====== Information provided ======
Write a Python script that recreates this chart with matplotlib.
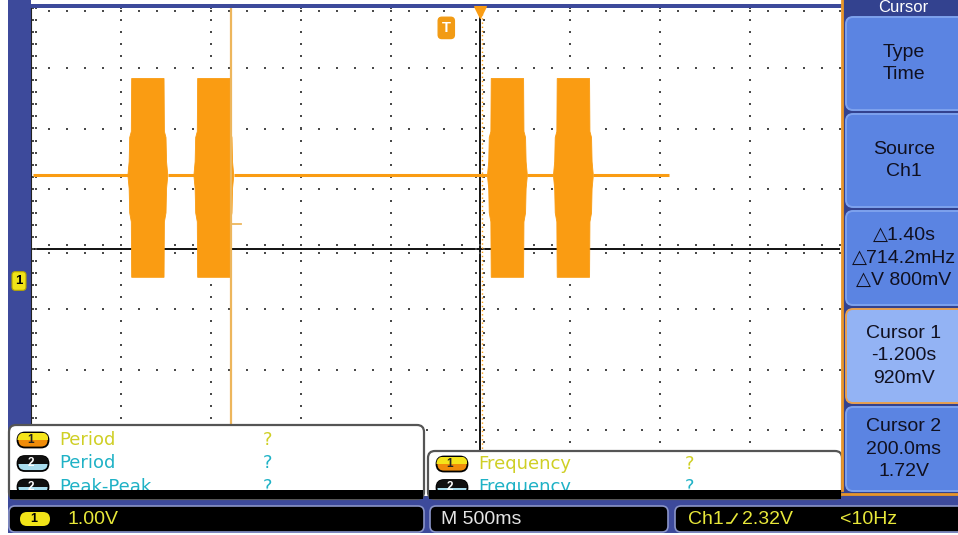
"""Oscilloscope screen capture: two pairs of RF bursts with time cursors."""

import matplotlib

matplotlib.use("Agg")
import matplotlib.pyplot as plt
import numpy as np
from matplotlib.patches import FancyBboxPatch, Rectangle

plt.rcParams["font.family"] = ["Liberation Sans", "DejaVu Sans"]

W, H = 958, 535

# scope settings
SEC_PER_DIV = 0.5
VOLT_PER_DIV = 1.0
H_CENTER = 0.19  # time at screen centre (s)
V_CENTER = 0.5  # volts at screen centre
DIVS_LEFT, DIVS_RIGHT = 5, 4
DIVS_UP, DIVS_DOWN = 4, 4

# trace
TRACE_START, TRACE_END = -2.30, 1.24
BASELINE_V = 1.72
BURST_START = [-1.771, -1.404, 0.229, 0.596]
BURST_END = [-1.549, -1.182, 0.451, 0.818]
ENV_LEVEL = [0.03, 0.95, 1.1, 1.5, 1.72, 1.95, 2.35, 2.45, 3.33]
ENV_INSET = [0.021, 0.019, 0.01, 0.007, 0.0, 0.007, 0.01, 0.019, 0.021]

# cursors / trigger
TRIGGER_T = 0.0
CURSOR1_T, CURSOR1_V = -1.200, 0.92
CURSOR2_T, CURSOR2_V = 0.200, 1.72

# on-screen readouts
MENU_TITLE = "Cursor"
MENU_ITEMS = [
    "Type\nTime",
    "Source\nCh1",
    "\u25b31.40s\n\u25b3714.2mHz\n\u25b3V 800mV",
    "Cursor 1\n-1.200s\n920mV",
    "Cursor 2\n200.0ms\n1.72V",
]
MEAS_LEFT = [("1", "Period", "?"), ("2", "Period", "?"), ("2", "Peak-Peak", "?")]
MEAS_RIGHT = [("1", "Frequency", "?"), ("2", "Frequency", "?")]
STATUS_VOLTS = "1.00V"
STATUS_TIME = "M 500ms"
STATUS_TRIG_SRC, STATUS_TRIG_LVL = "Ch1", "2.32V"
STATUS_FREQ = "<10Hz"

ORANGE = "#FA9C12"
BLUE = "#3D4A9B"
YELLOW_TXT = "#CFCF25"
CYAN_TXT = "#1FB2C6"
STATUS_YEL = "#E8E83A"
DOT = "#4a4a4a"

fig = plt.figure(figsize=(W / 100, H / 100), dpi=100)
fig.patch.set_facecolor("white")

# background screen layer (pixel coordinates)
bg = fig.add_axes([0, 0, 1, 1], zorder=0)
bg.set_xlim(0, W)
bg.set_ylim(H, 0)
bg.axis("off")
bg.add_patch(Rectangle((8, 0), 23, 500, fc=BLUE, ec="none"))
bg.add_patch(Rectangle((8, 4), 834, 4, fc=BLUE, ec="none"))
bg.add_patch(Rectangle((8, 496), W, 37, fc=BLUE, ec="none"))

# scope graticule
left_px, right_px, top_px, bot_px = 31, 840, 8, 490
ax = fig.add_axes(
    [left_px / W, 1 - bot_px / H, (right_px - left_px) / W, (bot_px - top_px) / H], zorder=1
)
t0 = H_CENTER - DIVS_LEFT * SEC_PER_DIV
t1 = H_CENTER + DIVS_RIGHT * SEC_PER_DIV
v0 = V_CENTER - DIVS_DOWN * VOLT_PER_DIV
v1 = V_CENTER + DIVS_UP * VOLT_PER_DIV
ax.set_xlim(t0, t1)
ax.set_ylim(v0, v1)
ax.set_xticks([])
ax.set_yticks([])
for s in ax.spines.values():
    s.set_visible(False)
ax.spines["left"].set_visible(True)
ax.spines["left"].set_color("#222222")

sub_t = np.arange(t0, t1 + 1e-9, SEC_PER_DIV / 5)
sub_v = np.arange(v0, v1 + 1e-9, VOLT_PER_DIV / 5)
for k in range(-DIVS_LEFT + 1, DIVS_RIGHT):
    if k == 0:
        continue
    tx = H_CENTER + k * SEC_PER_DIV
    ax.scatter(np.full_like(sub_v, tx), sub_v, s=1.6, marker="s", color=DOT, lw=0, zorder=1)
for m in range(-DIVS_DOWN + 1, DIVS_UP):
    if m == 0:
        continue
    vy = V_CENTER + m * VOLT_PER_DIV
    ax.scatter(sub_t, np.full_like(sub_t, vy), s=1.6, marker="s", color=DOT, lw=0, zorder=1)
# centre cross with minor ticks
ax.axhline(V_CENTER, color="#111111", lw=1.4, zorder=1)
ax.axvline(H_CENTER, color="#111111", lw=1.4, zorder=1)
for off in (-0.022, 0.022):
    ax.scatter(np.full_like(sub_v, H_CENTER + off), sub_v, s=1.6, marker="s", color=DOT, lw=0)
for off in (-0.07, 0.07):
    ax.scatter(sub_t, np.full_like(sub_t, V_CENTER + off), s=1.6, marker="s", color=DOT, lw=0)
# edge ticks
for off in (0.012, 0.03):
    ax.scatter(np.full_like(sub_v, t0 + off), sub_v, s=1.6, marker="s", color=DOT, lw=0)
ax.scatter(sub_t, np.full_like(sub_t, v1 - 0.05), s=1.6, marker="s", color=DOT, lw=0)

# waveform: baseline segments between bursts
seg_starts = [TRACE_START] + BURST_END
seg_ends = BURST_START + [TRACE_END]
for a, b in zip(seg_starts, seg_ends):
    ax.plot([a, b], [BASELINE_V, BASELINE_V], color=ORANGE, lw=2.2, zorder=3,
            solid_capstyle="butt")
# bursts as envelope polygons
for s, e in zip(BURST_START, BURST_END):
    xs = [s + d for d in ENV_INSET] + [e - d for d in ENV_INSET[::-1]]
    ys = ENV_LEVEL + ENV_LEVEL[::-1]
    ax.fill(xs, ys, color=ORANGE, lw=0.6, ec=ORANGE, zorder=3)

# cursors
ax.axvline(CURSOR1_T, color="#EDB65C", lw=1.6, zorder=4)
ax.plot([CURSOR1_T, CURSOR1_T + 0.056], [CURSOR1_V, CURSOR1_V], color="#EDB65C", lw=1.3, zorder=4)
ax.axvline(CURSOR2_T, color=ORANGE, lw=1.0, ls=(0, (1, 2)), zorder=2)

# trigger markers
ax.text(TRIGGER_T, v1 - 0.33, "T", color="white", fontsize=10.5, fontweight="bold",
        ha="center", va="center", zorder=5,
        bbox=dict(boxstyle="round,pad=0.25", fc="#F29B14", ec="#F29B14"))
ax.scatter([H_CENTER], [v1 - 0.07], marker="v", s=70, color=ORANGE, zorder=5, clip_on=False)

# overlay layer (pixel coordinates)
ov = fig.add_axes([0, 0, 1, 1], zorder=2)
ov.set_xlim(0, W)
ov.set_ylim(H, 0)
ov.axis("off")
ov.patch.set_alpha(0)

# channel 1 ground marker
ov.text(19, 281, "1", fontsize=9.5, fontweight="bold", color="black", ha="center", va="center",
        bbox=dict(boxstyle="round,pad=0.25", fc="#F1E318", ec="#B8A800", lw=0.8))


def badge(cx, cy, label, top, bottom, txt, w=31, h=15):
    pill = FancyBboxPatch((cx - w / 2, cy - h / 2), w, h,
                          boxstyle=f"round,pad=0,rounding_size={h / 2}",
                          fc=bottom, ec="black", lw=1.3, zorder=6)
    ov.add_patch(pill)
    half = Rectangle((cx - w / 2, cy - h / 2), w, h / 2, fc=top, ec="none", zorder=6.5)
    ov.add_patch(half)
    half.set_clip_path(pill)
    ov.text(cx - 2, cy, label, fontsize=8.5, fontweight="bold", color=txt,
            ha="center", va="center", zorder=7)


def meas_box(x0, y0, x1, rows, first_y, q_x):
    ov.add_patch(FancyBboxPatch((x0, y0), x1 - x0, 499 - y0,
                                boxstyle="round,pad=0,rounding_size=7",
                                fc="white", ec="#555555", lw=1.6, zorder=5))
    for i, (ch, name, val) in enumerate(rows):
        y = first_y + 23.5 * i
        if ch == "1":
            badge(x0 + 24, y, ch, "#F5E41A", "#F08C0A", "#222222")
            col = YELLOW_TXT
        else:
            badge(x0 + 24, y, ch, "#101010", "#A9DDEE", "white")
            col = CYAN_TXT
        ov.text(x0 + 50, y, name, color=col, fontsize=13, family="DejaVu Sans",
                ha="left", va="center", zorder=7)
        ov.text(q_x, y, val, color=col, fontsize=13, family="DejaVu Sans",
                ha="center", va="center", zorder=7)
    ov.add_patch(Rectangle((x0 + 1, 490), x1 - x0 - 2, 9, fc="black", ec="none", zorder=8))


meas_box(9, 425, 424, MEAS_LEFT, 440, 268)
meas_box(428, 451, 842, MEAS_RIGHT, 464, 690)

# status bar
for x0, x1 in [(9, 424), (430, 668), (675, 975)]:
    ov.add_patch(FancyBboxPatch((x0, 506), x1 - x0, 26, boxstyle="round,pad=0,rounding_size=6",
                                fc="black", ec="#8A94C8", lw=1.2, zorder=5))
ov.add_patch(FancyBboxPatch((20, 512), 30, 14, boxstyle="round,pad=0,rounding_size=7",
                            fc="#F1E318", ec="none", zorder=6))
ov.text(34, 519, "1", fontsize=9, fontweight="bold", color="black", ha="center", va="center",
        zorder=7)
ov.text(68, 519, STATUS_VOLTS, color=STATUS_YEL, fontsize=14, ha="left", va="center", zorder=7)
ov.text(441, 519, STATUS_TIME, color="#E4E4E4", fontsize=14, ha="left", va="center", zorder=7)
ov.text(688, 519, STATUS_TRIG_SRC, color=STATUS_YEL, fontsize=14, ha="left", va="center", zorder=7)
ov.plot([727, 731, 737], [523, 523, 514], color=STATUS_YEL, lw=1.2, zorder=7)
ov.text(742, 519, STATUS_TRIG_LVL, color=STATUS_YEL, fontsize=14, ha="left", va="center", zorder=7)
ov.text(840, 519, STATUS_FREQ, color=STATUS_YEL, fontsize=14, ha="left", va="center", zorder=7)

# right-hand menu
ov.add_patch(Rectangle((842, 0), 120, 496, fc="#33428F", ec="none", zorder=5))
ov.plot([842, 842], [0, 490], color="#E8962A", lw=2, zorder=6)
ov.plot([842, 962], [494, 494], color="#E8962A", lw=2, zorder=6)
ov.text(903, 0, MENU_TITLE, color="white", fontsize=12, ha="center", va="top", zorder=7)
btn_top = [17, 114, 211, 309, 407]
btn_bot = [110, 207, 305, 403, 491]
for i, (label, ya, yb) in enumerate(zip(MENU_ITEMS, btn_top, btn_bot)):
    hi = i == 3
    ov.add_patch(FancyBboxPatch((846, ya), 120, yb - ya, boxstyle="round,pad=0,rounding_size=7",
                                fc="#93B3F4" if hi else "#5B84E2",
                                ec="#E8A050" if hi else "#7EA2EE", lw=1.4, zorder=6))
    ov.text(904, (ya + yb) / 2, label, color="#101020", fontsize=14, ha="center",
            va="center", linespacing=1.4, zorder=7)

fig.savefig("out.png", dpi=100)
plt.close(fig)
======
Repeat the lines exactly as they stand, from the opening line of the data through the line with "W, H = 958, 535". Pictures stay out of the copy.

Write a Python script that recreates this chart with matplotlib.
"""Oscilloscope screen capture: two pairs of RF bursts with time cursors."""

import matplotlib

matplotlib.use("Agg")
import matplotlib.pyplot as plt
import numpy as np
from matplotlib.patches import FancyBboxPatch, Rectangle

plt.rcParams["font.family"] = ["Liberation Sans", "DejaVu Sans"]

W, H = 958, 535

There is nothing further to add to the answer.